3c Curate information from digital resources using a variety of tools and methods to create collections of artifacts that demonstrate meaningful connections or conclusions.

NE Standard

LA 10.1.6.c Analyze the function and critique the effects of the author‘s use of literary devices (e.g., simile, metaphor, personification, idiom, oxymoron, hyperbole, alliteration, onomatopoeia, analogy, dialect, tone, mood).

Rubric Used for Assessment

NA

Example Student Artifact(s)


Download: Student_Copy__The_Most_Dangerous_Game__Imagery.pdf


Lesson Design Reflection

Personal Reflection

I think the lesson went really well. Students were engaged and focused on locating a variety of imagery examples from the text. I might have the students select their favorite example of imagery and create a Google Drawing over it next time I teach the lesson. 

I used Google Docs since students are familiar with the program and it is easily accessible. They've used Popplet in the past, but it would have taken a learning curve for the students to really implement the app and the sharing feature wasn't what I needed it to be for this assignment. 

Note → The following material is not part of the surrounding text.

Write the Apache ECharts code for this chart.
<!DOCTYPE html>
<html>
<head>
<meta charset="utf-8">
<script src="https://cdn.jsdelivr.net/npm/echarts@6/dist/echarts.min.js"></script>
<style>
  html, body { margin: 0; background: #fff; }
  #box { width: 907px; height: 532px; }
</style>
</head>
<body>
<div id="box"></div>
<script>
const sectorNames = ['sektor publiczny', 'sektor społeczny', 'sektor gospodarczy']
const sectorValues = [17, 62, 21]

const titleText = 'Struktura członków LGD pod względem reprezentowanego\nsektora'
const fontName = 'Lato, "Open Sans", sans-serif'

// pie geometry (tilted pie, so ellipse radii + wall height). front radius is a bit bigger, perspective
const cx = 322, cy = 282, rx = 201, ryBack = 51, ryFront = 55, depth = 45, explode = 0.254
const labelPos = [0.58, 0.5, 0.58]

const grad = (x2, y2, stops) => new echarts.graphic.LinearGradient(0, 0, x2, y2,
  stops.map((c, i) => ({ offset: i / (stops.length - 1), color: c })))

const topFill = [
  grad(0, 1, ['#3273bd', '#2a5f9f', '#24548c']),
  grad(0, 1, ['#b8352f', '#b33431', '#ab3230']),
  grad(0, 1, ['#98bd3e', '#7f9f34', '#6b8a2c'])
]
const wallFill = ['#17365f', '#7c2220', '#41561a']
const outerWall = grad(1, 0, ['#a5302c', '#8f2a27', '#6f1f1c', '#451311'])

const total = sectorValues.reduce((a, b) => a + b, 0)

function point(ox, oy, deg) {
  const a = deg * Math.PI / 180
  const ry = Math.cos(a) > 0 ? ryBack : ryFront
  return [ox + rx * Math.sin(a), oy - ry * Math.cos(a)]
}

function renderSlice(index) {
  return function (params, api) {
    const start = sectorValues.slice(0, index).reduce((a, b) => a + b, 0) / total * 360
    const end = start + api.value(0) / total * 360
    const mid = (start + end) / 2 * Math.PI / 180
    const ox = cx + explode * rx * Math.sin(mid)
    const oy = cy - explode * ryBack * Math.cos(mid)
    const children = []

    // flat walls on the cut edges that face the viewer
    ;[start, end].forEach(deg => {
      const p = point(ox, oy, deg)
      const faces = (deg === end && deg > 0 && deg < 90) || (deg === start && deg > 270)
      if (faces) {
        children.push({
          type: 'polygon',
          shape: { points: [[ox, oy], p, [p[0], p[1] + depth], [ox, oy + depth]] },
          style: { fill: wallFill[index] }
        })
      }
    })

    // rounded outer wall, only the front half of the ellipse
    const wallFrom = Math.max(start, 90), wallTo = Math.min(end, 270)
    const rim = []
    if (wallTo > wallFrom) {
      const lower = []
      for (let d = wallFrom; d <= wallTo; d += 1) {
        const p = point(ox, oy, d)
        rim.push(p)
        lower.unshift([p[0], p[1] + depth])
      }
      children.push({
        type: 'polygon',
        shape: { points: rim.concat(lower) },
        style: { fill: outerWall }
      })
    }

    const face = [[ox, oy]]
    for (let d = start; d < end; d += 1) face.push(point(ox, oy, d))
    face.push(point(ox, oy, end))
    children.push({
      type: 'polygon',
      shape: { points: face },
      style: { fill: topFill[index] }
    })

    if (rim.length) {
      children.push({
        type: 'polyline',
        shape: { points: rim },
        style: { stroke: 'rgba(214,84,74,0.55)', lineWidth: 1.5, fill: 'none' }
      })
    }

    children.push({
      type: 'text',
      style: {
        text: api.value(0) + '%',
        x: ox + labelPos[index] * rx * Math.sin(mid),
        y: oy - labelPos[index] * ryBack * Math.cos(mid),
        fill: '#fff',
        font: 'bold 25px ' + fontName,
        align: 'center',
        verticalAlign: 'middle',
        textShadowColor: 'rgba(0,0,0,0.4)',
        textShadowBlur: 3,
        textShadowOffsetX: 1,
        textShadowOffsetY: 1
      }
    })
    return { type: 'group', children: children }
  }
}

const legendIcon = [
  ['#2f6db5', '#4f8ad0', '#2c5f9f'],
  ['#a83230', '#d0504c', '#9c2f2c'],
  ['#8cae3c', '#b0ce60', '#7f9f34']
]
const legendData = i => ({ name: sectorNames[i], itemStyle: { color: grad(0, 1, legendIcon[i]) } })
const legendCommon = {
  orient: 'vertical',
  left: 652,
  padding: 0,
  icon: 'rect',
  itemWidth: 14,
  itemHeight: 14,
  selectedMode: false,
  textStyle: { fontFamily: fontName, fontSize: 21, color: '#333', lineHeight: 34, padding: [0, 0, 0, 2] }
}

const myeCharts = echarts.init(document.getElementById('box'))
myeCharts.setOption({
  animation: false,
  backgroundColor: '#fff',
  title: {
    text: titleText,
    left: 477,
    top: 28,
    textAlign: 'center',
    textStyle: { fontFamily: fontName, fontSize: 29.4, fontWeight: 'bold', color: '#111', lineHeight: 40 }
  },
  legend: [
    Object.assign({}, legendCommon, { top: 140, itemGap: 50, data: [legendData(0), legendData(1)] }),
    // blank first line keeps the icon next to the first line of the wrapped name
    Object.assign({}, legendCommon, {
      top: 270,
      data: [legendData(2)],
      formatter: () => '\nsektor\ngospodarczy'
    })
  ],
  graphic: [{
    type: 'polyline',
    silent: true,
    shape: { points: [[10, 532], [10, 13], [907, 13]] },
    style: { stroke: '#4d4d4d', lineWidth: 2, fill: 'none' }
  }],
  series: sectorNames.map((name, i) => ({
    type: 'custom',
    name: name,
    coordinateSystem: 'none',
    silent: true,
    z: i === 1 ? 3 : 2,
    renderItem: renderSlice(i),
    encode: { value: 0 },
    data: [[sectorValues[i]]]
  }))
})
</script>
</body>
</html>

Hook: What is imagery? What is the purpose of imagery in a short story? What are the five types of imagery?

We'd discussed examples of imagery throughout the reading of "The Most Dangerous Game" and I provided those examples within the Google Doc so that students could see them in their specific categories. Students were assigned in groups with a group leader who was responsible for sharing the document with the others in the group. Then, students were instructed to select a color that would identify their additions to the document. It needed to be different from the group members, noticeably different, and bright enough to see on the screen. Lime green was an example of a color not to select. Students were then given class time to pick a minimum of five examples (from a variety of categories, but not one from each) and list them on the document. Examples were not to be repeated and needed to be cited in MLA format with the page number and lines. Extra credit was given, a half a point, for every correct example up to ten. So students did provide fifteen examples for the full extra credit. They were excited for extra credit since I often don't give them the chance. Even my students who are distracted or disengaged were focused on reading through the text and making sure a group member hadn't taken their example. It was fun to watch them analyze the text for imagery.